Problem statement
Return a copy of each line that holds the string "script".

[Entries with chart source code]
>>>

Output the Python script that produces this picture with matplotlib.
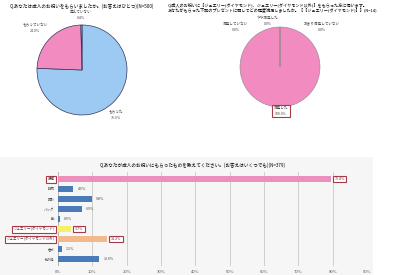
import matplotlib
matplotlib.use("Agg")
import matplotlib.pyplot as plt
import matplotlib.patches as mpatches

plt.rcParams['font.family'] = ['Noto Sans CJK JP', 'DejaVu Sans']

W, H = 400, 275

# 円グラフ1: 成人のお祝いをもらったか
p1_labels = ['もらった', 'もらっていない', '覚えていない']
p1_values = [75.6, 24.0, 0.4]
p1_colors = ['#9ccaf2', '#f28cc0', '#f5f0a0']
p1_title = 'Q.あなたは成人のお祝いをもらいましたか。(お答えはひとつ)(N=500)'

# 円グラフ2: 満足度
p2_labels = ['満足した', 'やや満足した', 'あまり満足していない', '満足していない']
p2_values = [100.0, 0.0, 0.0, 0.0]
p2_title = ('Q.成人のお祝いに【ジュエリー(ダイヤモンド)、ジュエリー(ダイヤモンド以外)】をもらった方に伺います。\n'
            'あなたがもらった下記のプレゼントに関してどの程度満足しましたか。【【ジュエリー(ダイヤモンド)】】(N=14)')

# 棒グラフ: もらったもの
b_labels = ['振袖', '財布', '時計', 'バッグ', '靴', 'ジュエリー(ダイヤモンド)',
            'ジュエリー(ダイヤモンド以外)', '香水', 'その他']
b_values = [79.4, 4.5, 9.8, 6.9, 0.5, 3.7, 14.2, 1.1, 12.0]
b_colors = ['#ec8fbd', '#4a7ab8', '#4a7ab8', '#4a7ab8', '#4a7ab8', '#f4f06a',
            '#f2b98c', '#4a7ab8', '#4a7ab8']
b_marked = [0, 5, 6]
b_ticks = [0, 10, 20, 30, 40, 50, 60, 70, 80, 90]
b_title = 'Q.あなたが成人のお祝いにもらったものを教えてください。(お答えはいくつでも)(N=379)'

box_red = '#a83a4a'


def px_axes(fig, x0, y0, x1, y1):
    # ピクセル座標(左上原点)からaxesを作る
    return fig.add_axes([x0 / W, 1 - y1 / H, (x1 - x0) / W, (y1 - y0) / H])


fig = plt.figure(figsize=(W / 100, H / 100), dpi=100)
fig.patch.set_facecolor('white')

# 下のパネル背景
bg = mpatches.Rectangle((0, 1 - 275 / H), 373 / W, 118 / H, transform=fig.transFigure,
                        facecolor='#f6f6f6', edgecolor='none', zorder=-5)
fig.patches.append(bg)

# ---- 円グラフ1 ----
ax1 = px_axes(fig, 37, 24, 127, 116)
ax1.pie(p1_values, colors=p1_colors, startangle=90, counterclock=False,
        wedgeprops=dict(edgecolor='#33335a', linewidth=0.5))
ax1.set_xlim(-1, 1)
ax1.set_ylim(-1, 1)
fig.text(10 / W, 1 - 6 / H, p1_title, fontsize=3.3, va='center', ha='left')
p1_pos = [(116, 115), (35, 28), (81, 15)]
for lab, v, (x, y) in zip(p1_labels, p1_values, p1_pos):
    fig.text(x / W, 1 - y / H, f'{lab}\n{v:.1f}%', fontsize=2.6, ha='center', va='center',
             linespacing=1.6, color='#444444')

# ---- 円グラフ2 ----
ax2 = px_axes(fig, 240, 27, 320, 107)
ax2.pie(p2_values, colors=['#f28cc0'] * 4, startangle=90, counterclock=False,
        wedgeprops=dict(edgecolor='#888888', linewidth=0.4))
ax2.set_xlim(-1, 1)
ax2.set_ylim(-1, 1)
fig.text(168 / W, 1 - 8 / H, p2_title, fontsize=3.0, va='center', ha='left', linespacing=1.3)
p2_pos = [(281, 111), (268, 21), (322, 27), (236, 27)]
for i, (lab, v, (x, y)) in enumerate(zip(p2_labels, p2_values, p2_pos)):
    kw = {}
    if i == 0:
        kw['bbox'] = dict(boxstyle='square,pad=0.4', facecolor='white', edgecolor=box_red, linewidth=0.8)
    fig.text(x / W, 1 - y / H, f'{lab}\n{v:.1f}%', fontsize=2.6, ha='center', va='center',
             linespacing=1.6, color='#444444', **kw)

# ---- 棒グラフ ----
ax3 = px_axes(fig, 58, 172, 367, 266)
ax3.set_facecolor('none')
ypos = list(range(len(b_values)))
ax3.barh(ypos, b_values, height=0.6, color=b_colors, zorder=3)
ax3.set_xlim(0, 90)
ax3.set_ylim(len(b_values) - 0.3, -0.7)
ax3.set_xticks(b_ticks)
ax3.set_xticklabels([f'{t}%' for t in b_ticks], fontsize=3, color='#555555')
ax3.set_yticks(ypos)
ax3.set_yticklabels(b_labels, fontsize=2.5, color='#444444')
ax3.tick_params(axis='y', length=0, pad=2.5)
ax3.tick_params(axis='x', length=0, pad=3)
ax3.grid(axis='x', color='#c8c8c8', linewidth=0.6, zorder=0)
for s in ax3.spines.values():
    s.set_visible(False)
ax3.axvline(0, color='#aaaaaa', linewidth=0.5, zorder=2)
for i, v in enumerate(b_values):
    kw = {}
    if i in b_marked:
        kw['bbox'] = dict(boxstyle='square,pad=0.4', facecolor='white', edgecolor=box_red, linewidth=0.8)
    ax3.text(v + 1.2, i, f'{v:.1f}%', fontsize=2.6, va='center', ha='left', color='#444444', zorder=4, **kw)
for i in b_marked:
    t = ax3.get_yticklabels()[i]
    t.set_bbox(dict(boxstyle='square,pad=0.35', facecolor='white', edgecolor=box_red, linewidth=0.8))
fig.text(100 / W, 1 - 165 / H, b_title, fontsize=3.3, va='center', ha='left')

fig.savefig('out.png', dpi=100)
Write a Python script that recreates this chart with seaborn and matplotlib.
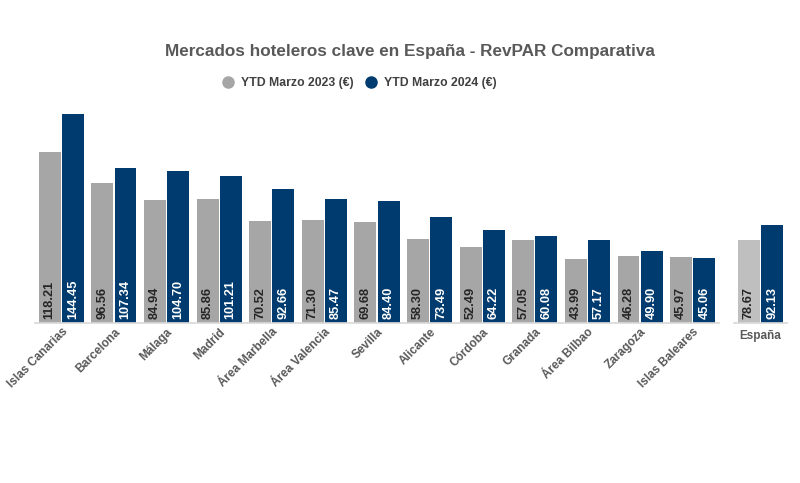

<<<

Task response
Output the Python script that produces this picture with matplotlib.
Write a Python script that recreates this chart with seaborn and matplotlib.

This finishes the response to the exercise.